EXERCISE BRIEF: Go through the material below and count the lines with the string "that"; the number is the whole answer.

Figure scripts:
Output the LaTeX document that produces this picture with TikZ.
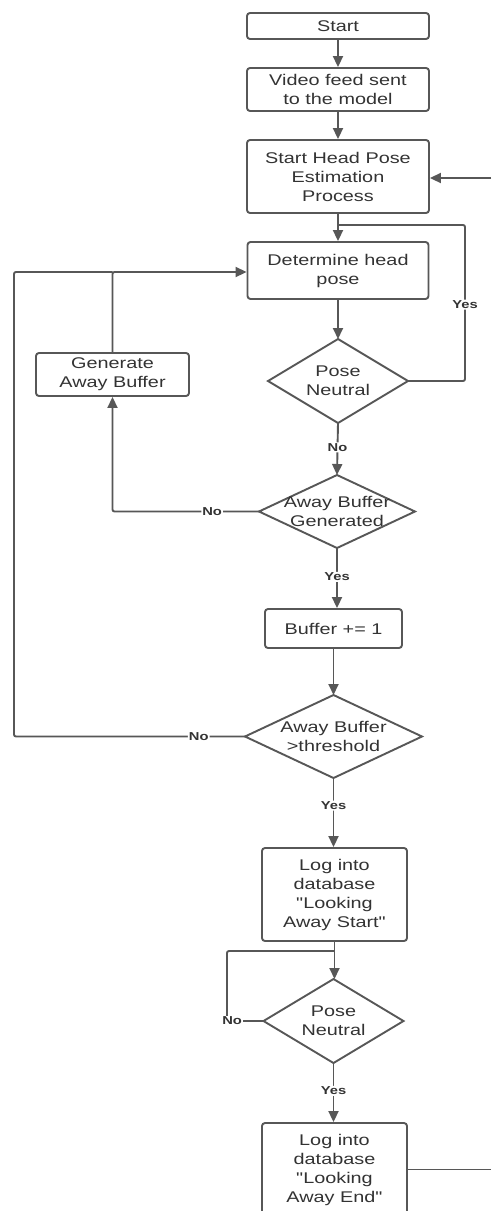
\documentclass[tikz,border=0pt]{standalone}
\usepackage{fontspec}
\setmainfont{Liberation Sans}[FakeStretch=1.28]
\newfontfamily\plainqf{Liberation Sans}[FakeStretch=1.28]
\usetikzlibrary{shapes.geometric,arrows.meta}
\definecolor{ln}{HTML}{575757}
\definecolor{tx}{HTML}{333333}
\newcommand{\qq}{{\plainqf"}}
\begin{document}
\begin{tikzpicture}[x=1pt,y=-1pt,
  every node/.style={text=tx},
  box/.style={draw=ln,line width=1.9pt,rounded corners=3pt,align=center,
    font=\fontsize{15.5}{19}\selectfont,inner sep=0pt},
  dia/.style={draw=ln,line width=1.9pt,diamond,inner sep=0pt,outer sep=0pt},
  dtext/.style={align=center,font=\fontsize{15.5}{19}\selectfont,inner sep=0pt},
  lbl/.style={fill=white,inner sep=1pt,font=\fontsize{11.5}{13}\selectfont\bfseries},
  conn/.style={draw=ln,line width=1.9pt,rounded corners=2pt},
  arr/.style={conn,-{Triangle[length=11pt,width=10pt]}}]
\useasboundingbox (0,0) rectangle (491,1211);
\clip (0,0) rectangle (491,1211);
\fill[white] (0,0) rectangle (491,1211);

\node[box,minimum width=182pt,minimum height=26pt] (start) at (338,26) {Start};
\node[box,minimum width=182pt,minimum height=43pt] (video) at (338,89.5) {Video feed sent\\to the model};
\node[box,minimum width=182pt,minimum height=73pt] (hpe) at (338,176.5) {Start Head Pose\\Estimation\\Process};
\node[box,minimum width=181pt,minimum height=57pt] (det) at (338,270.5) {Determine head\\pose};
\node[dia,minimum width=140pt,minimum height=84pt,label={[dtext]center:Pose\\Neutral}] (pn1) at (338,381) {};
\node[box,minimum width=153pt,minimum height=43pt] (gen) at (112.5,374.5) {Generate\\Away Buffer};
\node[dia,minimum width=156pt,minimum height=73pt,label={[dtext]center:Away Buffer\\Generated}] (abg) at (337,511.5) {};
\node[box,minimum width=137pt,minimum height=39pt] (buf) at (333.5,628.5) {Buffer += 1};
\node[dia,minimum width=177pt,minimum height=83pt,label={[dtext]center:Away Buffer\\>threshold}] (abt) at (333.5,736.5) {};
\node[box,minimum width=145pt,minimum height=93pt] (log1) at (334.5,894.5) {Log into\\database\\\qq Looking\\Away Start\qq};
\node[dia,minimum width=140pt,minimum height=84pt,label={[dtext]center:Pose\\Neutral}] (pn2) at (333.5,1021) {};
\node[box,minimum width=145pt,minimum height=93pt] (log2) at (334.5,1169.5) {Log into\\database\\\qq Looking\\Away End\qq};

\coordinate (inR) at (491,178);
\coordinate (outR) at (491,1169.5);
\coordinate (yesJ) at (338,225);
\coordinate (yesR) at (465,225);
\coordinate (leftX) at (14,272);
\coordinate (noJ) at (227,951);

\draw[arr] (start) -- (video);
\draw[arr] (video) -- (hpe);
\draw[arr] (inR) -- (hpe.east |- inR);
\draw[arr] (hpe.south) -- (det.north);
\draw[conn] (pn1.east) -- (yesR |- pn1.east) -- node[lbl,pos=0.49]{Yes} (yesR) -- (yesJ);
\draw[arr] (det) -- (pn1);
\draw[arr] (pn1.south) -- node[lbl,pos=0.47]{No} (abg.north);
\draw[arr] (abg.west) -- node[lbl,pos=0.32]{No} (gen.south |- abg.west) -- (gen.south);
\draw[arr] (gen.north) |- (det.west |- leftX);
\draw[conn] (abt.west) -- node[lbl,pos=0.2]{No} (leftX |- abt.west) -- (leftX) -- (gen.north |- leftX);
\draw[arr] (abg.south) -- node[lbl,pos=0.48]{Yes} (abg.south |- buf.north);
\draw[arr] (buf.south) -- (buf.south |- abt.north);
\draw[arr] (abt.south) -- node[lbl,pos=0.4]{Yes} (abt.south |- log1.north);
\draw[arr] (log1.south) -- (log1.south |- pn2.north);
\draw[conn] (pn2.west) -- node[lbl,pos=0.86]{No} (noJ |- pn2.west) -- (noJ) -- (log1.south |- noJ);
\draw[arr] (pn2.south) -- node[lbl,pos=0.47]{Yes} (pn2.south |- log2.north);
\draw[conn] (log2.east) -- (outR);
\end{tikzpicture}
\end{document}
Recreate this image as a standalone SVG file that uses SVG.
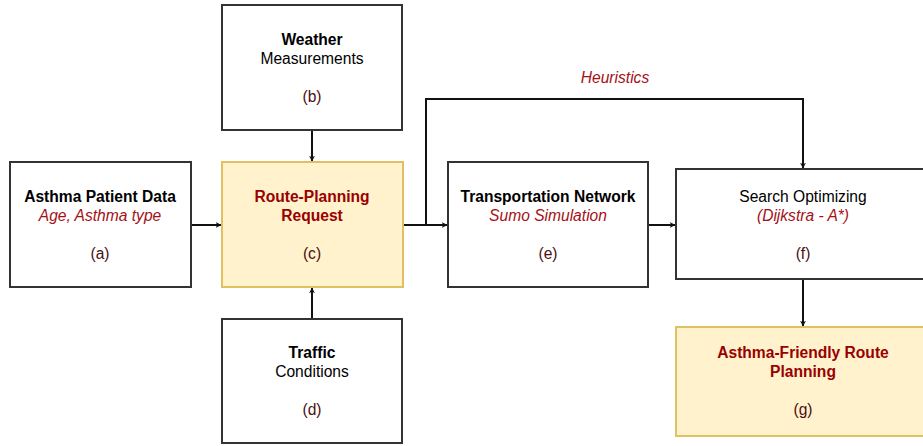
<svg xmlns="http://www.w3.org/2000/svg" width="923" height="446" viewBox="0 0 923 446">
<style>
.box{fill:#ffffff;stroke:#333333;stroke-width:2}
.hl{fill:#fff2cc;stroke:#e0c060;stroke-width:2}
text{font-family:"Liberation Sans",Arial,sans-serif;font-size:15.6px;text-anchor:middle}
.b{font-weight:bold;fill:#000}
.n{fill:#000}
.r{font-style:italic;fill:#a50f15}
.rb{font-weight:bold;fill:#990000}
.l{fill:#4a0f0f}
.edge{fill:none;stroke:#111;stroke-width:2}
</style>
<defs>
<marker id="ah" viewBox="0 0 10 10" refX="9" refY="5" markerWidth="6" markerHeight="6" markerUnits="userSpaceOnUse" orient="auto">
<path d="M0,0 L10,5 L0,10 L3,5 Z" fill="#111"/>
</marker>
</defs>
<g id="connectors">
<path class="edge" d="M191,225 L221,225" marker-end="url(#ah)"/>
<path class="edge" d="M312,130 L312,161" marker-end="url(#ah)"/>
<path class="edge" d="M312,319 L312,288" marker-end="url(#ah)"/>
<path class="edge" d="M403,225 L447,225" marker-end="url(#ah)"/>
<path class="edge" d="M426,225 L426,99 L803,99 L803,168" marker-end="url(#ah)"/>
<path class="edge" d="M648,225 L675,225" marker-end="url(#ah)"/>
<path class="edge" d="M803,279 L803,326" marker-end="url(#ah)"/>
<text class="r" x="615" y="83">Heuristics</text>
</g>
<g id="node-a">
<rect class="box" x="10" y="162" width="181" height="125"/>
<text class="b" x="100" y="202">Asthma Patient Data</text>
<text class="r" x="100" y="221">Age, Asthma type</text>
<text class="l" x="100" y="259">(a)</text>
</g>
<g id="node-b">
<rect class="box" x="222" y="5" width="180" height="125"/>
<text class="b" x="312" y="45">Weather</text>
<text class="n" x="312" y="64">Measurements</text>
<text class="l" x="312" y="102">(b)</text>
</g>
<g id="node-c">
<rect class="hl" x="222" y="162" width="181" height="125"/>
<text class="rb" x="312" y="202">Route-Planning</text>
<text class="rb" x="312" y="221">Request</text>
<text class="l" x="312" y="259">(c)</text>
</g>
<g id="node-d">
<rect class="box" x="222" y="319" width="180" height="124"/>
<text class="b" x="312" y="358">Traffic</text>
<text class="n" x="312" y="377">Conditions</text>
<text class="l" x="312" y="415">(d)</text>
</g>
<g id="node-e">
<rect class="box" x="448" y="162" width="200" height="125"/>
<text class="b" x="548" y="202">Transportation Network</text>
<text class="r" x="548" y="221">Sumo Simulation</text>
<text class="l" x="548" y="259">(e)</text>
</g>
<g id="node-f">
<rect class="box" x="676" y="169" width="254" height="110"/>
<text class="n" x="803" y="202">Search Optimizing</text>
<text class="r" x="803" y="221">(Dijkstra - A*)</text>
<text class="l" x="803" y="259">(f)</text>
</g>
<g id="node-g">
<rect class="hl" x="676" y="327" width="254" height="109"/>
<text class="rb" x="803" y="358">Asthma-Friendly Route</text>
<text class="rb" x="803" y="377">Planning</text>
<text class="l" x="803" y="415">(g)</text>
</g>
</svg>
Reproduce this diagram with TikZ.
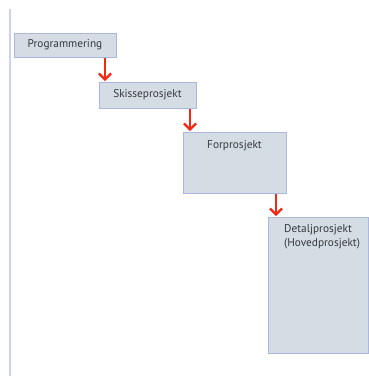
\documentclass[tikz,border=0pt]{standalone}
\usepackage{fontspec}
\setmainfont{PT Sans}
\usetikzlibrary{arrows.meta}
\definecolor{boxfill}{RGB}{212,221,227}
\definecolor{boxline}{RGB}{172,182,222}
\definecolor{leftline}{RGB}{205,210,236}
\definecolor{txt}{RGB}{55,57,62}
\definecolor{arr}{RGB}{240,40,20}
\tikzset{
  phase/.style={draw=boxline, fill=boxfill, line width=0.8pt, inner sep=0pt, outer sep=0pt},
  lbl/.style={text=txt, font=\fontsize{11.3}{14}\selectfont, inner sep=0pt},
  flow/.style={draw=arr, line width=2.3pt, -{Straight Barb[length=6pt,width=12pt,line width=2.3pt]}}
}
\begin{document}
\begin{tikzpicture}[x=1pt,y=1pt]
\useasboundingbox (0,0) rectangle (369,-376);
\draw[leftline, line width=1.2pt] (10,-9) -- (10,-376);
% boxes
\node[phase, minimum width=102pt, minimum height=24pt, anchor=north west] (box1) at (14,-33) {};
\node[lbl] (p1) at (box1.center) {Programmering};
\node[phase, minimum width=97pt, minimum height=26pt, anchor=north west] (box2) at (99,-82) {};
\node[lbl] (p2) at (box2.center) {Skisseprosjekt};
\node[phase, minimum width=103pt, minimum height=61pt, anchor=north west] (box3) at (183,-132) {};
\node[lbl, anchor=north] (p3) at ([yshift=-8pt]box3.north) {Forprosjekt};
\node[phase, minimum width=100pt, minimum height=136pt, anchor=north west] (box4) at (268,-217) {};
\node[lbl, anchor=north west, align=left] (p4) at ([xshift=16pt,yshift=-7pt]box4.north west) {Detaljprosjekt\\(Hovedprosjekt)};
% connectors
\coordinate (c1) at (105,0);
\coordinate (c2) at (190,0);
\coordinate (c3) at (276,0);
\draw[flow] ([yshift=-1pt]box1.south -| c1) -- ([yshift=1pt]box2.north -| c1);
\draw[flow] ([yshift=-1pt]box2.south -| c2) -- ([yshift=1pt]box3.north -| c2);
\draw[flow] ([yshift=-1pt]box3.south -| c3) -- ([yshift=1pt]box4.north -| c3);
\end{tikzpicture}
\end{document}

ANSWER TO THIS PROBLEM: 2